Jill Tice, 43, whose house on North Commerce Avenue in Waynesboro was targeted along with the Dupont Community Credit Union on Lucy Lane, says her 17-year-old son, Scott, used to be one of Woodson's closest friends. The two went to high school together and Woodson was a frequent guest at their home. At one point, they even considered letting him move in until Tice found a smuggled case of beer hidden in her son's closet on the first night of Woodson's stay.
"He lost his beer and he got evicted," she said, laughing.
But she still considered Woodson a "very pleasant, nice looking fellow," who was always welcome in their home. That changed in late 2006, when her son was questioned about two stolen trucks found burned in Albemarle County.
"Scott knew what had happened," Tice said. "He didn't want to tell on the boy, because he felt sorry for Slade, but then they [police] told him he could be charged as an accessory if he didn't talk."
Woodson was charged in January 2007 with two felony counts of auto theft and two felony counts of arson, but pleaded guilty to reduced charges and spent 6 months in jail. Shortly after his release, he started driving to Tice's house at odd hours of the night and staring ominously toward her son's second-story window, she said, or peeling around their block in reckless loops that left still-visible tire marks in the road. After one February incident, Waynesboro police arrested Woodson near Tice's house for driving under the influence.

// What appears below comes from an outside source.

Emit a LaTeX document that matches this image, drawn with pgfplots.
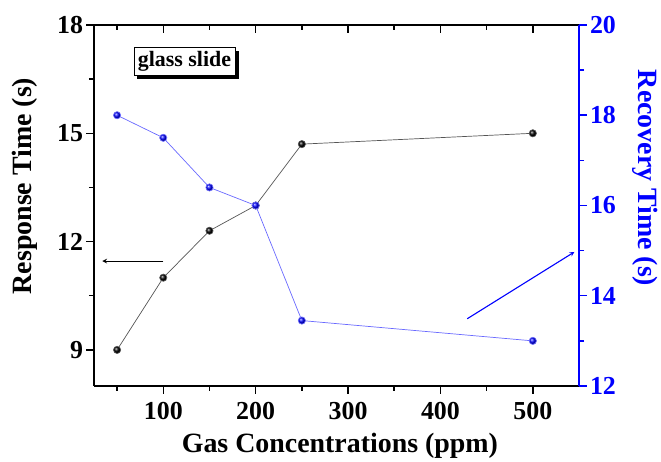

But a few months ago, when she ran into Woodson in a grocery store, he acted normally, she said.
"He seems like a nice kid, very polite and all, but I guess once he gets some alcohol in him he's a different person," she said. "There's just something in that child's mind."
Norman Carter, 62, a photographer for The News Virginian, has known the Woodson family for 20 years and shared a neighborhood with them for the last eight or nine. His son recently married one of Slade Woodson's older sisters. His relationship with Woodson was always cordial, he said until Woodson stole his truck, set it ablaze, and left it smoldering on a roadside.

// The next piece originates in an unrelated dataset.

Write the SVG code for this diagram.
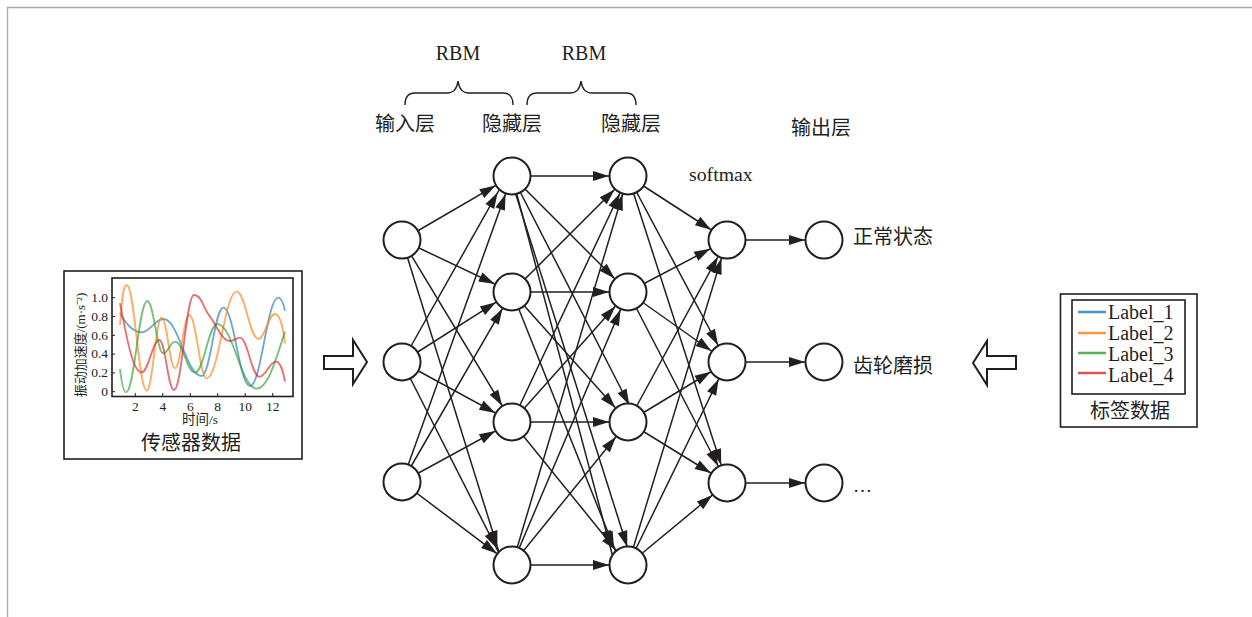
<svg xmlns="http://www.w3.org/2000/svg" width="1252" height="617" viewBox="0 0 1252 617">
<style>
text{font-family:"Liberation Serif","Noto Sans CJK SC",serif;fill:#231f20}
.n{fill:#fff;stroke:#231f20;stroke-width:2}
.c line{stroke:#231f20;stroke-width:1.500;marker-end:url(#ah)}
.box{fill:#fff;stroke:#231f20;stroke-width:1.600}
.l{font-size:20px}
.mid{text-anchor:middle}
.tk{font-size:13.500px}
.s{fill:none;stroke-width:5.500;stroke-opacity:.65;stroke-linejoin:round}
.hollow{fill:#fff;stroke:#231f20;stroke-width:2}
.brace{fill:none;stroke:#231f20;stroke-width:1.400}
.tick{stroke:#231f20;stroke-width:1}
</style>
<defs>
<marker id="ah" markerUnits="userSpaceOnUse" markerWidth="40" markerHeight="12" refX="0" refY="0" viewBox="-40 -6 40 12" orient="auto" overflow="visible"><path d="M-35 -5 L-19 0 L-35 5z" fill="#231f20"/></marker>
</defs>
<rect width="1252" height="617" fill="#fff"/>
<path d="M7.500 617V7.500H1252" fill="none" stroke="#aaa" stroke-width="1.300"/>
<g id="sensor-data">
<rect class="box" x="64" y="271" width="238" height="188"/>
<rect class="box" x="112" y="278" width="181" height="118.500"/>
<g transform="translate(100 270) scale(.3333)">
<path class="s" stroke="#1f77b4" d="M60 128C75 160 100 187 125 187C151 187 164 147 190 147C236 147 259 318 305 318C331 318 344 113 370 113C402 113 418 348 450 348C484 348 501 83 535 83C545 83 550 100 555 122"/>
<path class="s" stroke="#ff7f0e" d="M60 165C65 100 68 45 80 45C104 45 116 362 140 362C158 362 167 143 185 143C201 143 209 295 225 295C242 295 251 135 268 135C289 135 299 325 320 325C356 325 374 65 410 65C436 65 449 207 475 207C495 207 505 132 525 132C540 132 550 175 555 220"/>
<path class="s" stroke="#2ca02c" d="M60 297C65 340 70 367 78 367C104 367 116 93 142 93C161 93 171 250 190 250C204 250 211 215 225 215C249 215 261 308 285 308C312 308 325 162 352 162C399 162 423 356 470 356C505 356 530 260 555 185"/>
<path class="s" stroke="#d62728" d="M60 100C75 170 95 307 125 307C146 307 157 210 178 210C196 210 204 360 222 360C246 360 258 75 282 75C305 75 310 115 330 140C350 165 365 213 390 213C402 213 408 203 420 203C443 203 455 320 478 320C498 320 508 275 528 275C540 275 550 305 555 335"/>
</g>
<path class="tick" d="M135.300 396V393M162.800 396V393M190.300 396V393M217.700 396V393M245.200 396V393M272.700 396V393M112 391.700H115M112 372.900H115M112 354.100H115M112 335.300H115M112 316.500H115M112 297.700H115"/>
<g class="tk">
<text class="mid" x="135.300" y="411">2</text><text class="mid" x="162.800" y="411">4</text><text class="mid" x="190.300" y="411">6</text><text class="mid" x="217.700" y="411">8</text><text class="mid" x="245.200" y="411">10</text><text class="mid" x="272.700" y="411">12</text>
<text x="108" y="396" text-anchor="end">0</text><text x="108" y="377" text-anchor="end">0.2</text><text x="108" y="358" text-anchor="end">0.4</text><text x="108" y="340" text-anchor="end">0.6</text><text x="108" y="321" text-anchor="end">0.8</text><text x="108" y="302" text-anchor="end">1.0</text>
<text class="mid" x="200" y="424">时间/s</text>
<text class="mid" transform="translate(85 345) rotate(-90)" style="font-size:13px">振动加速度/(m·s⁻²)</text>
</g>
<text class="l mid" x="191" y="450">传感器数据</text>
</g>
<polygon id="arrow-in" class="hollow" points="324,356 353,356 353,340 367,362 353,384 353,369 324,369"/>
<polygon id="arrow-label" class="hollow" points="1016,356 987,356 987,341 973,363 987,385 987,369 1016,369"/>
<g id="labels-top">
<text class="mid" x="458" y="60" font-size="20">RBM</text>
<text class="mid" x="584" y="60" font-size="20">RBM</text>
<path class="brace" d="M405 105C405 97 409 93 415 93L447 93C453 93 457 89 458 81C459 89 463 93 469 93L503 93C509 93 513 97 513 105"/>
<path class="brace" d="M527 105C527 97 531 93 537 93L570 93C576 93 580 89 581 81C582 89 586 93 592 93L626 93C632 93 636 97 636 105"/>
<text class="l mid" x="405" y="131">输入层</text>
<text class="l mid" x="512" y="131">隐藏层</text>
<text class="l mid" x="631" y="131">隐藏层</text>
<text class="l mid" x="821" y="135">输出层</text>
<text x="689" y="181" font-size="19.800">softmax</text>
</g>
<g id="connectors" class="c">
<line x1="402" y1="240" x2="512" y2="176"/><line x1="402" y1="240" x2="512" y2="292"/><line x1="402" y1="240" x2="512" y2="422"/><line x1="402" y1="240" x2="503" y2="565"/>
<line x1="402" y1="362" x2="507" y2="176"/><line x1="402" y1="362" x2="512" y2="292"/><line x1="402" y1="362" x2="512" y2="422"/><line x1="402" y1="362" x2="505" y2="565"/>
<line x1="402" y1="482" x2="512" y2="176"/><line x1="402" y1="482" x2="512" y2="292"/><line x1="402" y1="482" x2="512" y2="422"/><line x1="402" y1="482" x2="512" y2="565"/>
<line x1="512" y1="176" x2="628" y2="176"/><line x1="512" y1="176" x2="628" y2="292"/><line x1="512" y1="176" x2="638" y2="422"/><line x1="512" y1="176" x2="615" y2="565"/><line x1="510" y1="176" x2="633" y2="565"/>
<line x1="512" y1="292" x2="628" y2="176"/><line x1="512" y1="292" x2="628" y2="292"/><line x1="512" y1="292" x2="628" y2="422"/><line x1="512" y1="292" x2="621" y2="565"/>
<line x1="512" y1="422" x2="628" y2="176"/><line x1="512" y1="422" x2="628" y2="292"/><line x1="512" y1="422" x2="628" y2="422"/><line x1="512" y1="422" x2="628" y2="565"/>
<line x1="512" y1="565" x2="628" y2="176"/><line x1="512" y1="565" x2="628" y2="292"/><line x1="512" y1="565" x2="628" y2="422"/><line x1="512" y1="565" x2="628" y2="565"/>
<line x1="628" y1="176" x2="727" y2="240"/><line x1="628" y1="176" x2="727" y2="362"/><line x1="628" y1="176" x2="727" y2="483"/>
<line x1="628" y1="292" x2="727" y2="240"/><line x1="628" y1="292" x2="727" y2="362"/><line x1="628" y1="292" x2="727" y2="483"/>
<line x1="628" y1="422" x2="727" y2="240"/><line x1="628" y1="422" x2="727" y2="362"/><line x1="628" y1="422" x2="727" y2="483"/>
<line x1="628" y1="565" x2="727" y2="240"/><line x1="628" y1="565" x2="727" y2="362"/><line x1="628" y1="565" x2="727" y2="483"/>
<line x1="727" y1="240" x2="824" y2="240"/><line x1="727" y1="362" x2="824" y2="362"/><line x1="727" y1="483" x2="824" y2="483"/>
</g>
<g id="i1"><circle class="n" cx="402" cy="240" r="18.500"/></g>
<g id="i2"><circle class="n" cx="402" cy="362" r="18.500"/></g>
<g id="i3"><circle class="n" cx="402" cy="482" r="18.500"/></g>
<g id="h1a"><circle class="n" cx="512" cy="176" r="18.500"/></g>
<g id="h1b"><circle class="n" cx="512" cy="292" r="18.500"/></g>
<g id="h1c"><circle class="n" cx="512" cy="422" r="18.500"/></g>
<g id="h1d"><circle class="n" cx="512" cy="565" r="18.500"/></g>
<g id="h2a"><circle class="n" cx="628" cy="176" r="18.500"/></g>
<g id="h2b"><circle class="n" cx="628" cy="292" r="18.500"/></g>
<g id="h2c"><circle class="n" cx="628" cy="422" r="18.500"/></g>
<g id="h2d"><circle class="n" cx="628" cy="565" r="18.500"/></g>
<g id="o1"><circle class="n" cx="727" cy="240" r="18.500"/></g>
<g id="o2"><circle class="n" cx="727" cy="362" r="18.500"/></g>
<g id="o3"><circle class="n" cx="727" cy="483" r="18.500"/></g>
<g id="r1"><circle class="n" cx="824" cy="240" r="18.500"/><text class="l" x="853" y="244">正常状态</text></g>
<g id="r2"><circle class="n" cx="824" cy="362" r="18.500"/><text class="l" x="853" y="373">齿轮磨损</text></g>
<g id="r3"><circle class="n" cx="824" cy="483" r="18.500"/><text x="853" y="492" font-size="19">…</text></g>
<g id="label-data">
<rect class="box" x="1060.500" y="294" width="136.500" height="133"/>
<rect class="box" x="1072" y="300" width="113" height="94"/>
<path d="M1078 312H1106" stroke="#1f77b4" stroke-width="2.500" stroke-opacity=".8"/>
<path d="M1078 333H1106" stroke="#ff7f0e" stroke-width="2.500" stroke-opacity=".8"/>
<path d="M1078 353H1106" stroke="#2ca02c" stroke-width="2.500" stroke-opacity=".8"/>
<path d="M1078 373H1106" stroke="#d62728" stroke-width="2.500" stroke-opacity=".8"/>
<text x="1108" y="319" font-size="20">Label_1</text>
<text x="1108" y="340" font-size="20">Label_2</text>
<text x="1108" y="361" font-size="20">Label_3</text>
<text x="1108" y="382" font-size="20">Label_4</text>
<text class="l mid" x="1130" y="418">标签数据</text>
</g>
</svg>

"I was angry before I found out who it was, but after I found out who it was, I was also somewhat bewildered and dismayed, because I would have never suspected that of Slade," Carter said.

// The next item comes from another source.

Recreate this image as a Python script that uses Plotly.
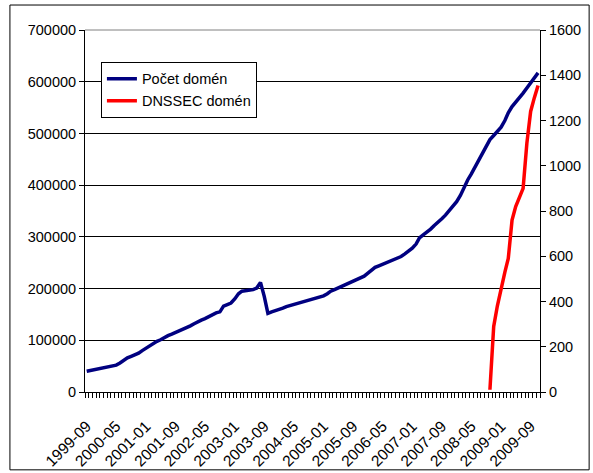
import pandas as pd
import plotly.graph_objects as go

# monthly categories 1999-09 .. 2009-11
months = pd.date_range(start="1999-09-01", periods=123, freq="MS")
month_labels = months.strftime("%Y-%m").tolist()
mid_month = (months + pd.Timedelta(days=14)).strftime("%Y-%m-%d").tolist()

pocet_domen = [
    40000, 41500, 43000, 44500, 46500, 48000, 50000, 51000, 52000, 56000,
    61000, 66000, 69000, 72000, 75000, 80000, 85000, 89000, 94000, 98000,
    101000, 106000, 109000, 112000, 115000, 119000, 121000, 124000, 128000, 132000,
    136000, 139000, 142000, 146000, 150000, 153000, 155000, 166000, 169000, 172000,
    180000, 190000, 195000, 196000, 197000, 198000, 201000, 212000, 185000, 152000,
    155000, 157000, 159000, 162000, 165000, 167000, 169000, 171000, 173000, 175000,
    177000, 179000, 181000, 183000, 186000, 190000, 195000, 198000, 201000, 204000,
    207000, 210000, 214000, 217000, 220000, 224000, 230000, 236000, 241000, 244000,
    247000, 250000, 253000, 256000, 258000, 262000, 267000, 272000, 278000, 286000,
    298000, 304000, 309000, 315000, 322000, 328000, 335000, 342000, 351000, 361000,
    368000, 380000, 395000, 410000, 422000, 435000, 448000, 462000, 475000, 488000,
    496000, 503000, 512000, 525000, 540000, 552000, 560000, 569000, 578000, 588000,
    597000, 607000, 617000,
]

dnssec_domen = [None] * 109 + [
    10, 290, 380, 460, 530, 590, 760, 820, 860, 900, 1100, 1240, 1300, 1355,
]

label_every = 8
tick_vals = mid_month[::label_every]
tick_text = month_labels[::label_every]

font_family = "Arial, Liberation Sans, sans-serif"

fig = go.Figure()
fig.add_trace(go.Scatter(
    x=mid_month, y=pocet_domen, mode="lines", name="Počet domén",
    line=dict(color="#000080", width=3.5),
))
fig.add_trace(go.Scatter(
    x=mid_month, y=dnssec_domen, mode="lines", name="DNSSEC domén",
    line=dict(color="#FF0000", width=3.5), yaxis="y2",
))

fig.update_layout(
    width=593, height=473,
    margin=dict(l=85, r=53, t=30, b=81),
    paper_bgcolor="white", plot_bgcolor="white",
    font=dict(family=font_family, size=14.5, color="#000000"),
    showlegend=True,
    legend=dict(
        x=0.035, y=0.912, xanchor="left", yanchor="top",
        bgcolor="white", bordercolor="#000000", borderwidth=1,
        font=dict(size=14.5),
    ),
    xaxis=dict(
        type="date", automargin=False,
        range=["1999-09-01", "2009-12-01"],
        tickvals=tick_vals, ticktext=tick_text, tickangle=-45,
        tickfont=dict(size=15.5), ticklabelstandoff=18,
        ticks="", showgrid=False, zeroline=False,
        showline=True, linecolor="#000000", linewidth=1,
        minor=dict(ticks="outside", ticklen=5, tickcolor="#000000",
                   tick0="1999-09-01", dtick="M1", showgrid=False),
    ),
    yaxis=dict(
        range=[0, 700000], dtick=100000, tickformat="d", automargin=False,
        showgrid=True, gridcolor="#000000", gridwidth=1, zeroline=False,
        showline=True, linecolor="#000000", linewidth=1,
        ticks="outside", ticklen=5, tickcolor="#000000",
    ),
    yaxis2=dict(
        range=[0, 1600], dtick=200, overlaying="y", side="right", automargin=False,
        showgrid=False, zeroline=False,
        showline=True, linecolor="#000000", linewidth=1,
        ticks="outside", ticklen=5, tickcolor="#000000",
    ),
    shapes=[
        dict(type="line", xref="paper", yref="paper", x0=0, x1=1, y0=1, y1=1,
             line=dict(color="#808080", width=1)),
        dict(type="rect", xref="paper", yref="paper",
             x0=-0.165, x1=1.108, y0=-0.215, y1=1.069,
             line=dict(color="#000000", width=1)),
    ],
)

fig.write_html(
    "out.html",
    config={"displayModeBar": False},
    post_script="document.body.style.margin='0px';",
)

While out on bail, Woodson attempted make amends for his crime in a heartfelt note he left in Carter's mailbox.
"He apologized for what he had done, for the inconvenience that he had caused, and let me know that it was nothing personal, it was just something that had happened," Carter said.
Then, last year, when high winds blew a tree across the road in front of Carter's house, Woodson volunteered to clear it away.
"I could not have asked for better help under those circumstances," he said.
Carter said he had truly believed his young neighbor's reckless behavior was firmly in the past. His arrest Thursday came as an awful surprise.
"I'm shocked and dismayed, and again, not thinking that this particular individual not the one that I know, and have known, and whose family I know and consider good, close friends and good neighbors could have done this," he said.